Des universitaires devant instruire le débat sur l’organisation de leur travail

Les membres du groupe de travail de l’UPEM ont eu l’occasion de mesurer l’ambivalence des attentes des enseignants-chercheurs et le débat que peuvent faire naître entre eux les réponses à apporter. Ils se plaignent des règles qui se sont multipliées et de la réduction des marges de manœuvre qui en résulte. Mais ils demandent également des clarifications, des précisions et, en somme, de l’organisation. Cela appellerait, disent certains chercheurs, un effort de formalisation, par exemple celle des descriptifs de fonction. Mais d’autres les mettent en garde : cela revient à nourrir un formalisme qui ne sera pas sans porter atteinte à ce que les universitaires apprécient par-dessus tout dans leur profession, c’est-à-dire une part importante d’autonomie, de définition personnelle des exigences et d’auto-prescription. Au fond, c’est tout un régime de fonctionnement qui est en train de muter : formes de relations entre les individus dans ces schémas organisationnels et professionnels très peu hiérarchiques ; formes invisibles de mise au travail qu’ont longtemps été (et sont encore parfois) les relations mandarinales. Ce sont les modalités de transmission et d’entraide, les formes du collectif, qui sont interrogées. Cela dans un contexte où l’ambiance générale est à la mise en concurrence des individus au nom de l’excellence, jusqu’à parfois favoriser les profils de francs-tireurs très « publiants », au détriment des soutiers qui font tourner la boutique. Mais un contexte aussi où les réalités des projets à développer sur le plan de la recherche ou de l’enseignement imposeraient volontiers des constructions collectives, du travail en commun d’enseignants-chercheurs et de spécialistes de nouvelles méthodes pédagogiques et du numérique, des équipes de recherche organisant la répartition et la rotation des responsabilités, la transmission entre les membres.
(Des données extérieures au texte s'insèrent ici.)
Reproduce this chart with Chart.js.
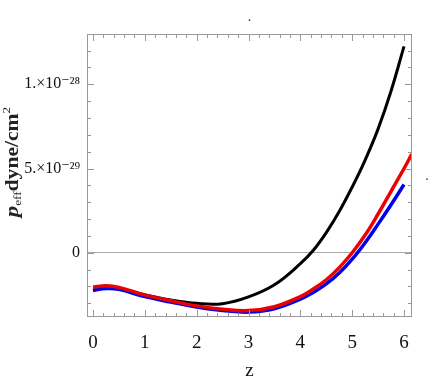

Dans un fonctionnement assis sur les rapports mandarinaux, les universitaires n’avaient historiquement pas développé une pratique de la réflexion sur l’organisation du travail. Les évolutions en cours élèvent la pression sur le groupe et mettent les individus en concurrence. Cela accroît les antagonismes, exige de plus en plus de travail des individus. Les universités, et d’autant plus que leur taille devient massive, sont des organisations comme les autres, gagnées par l’administratif et les process et les enseignants-chercheurs partagent le sort de tous les salariés, créant un sentiment de travail empêché et de métier bridé. Si les universitaires n’apprennent pas à développer la réflexion et le dialogue sur le travail, à instruire la question des coopérations avec les personnels administratifs et l’administration centrale, ils seront en position de faiblesse pour, réciproquement, presser les directions de descendre de la strate de l’élaboration de la stratégie pour manager le travail.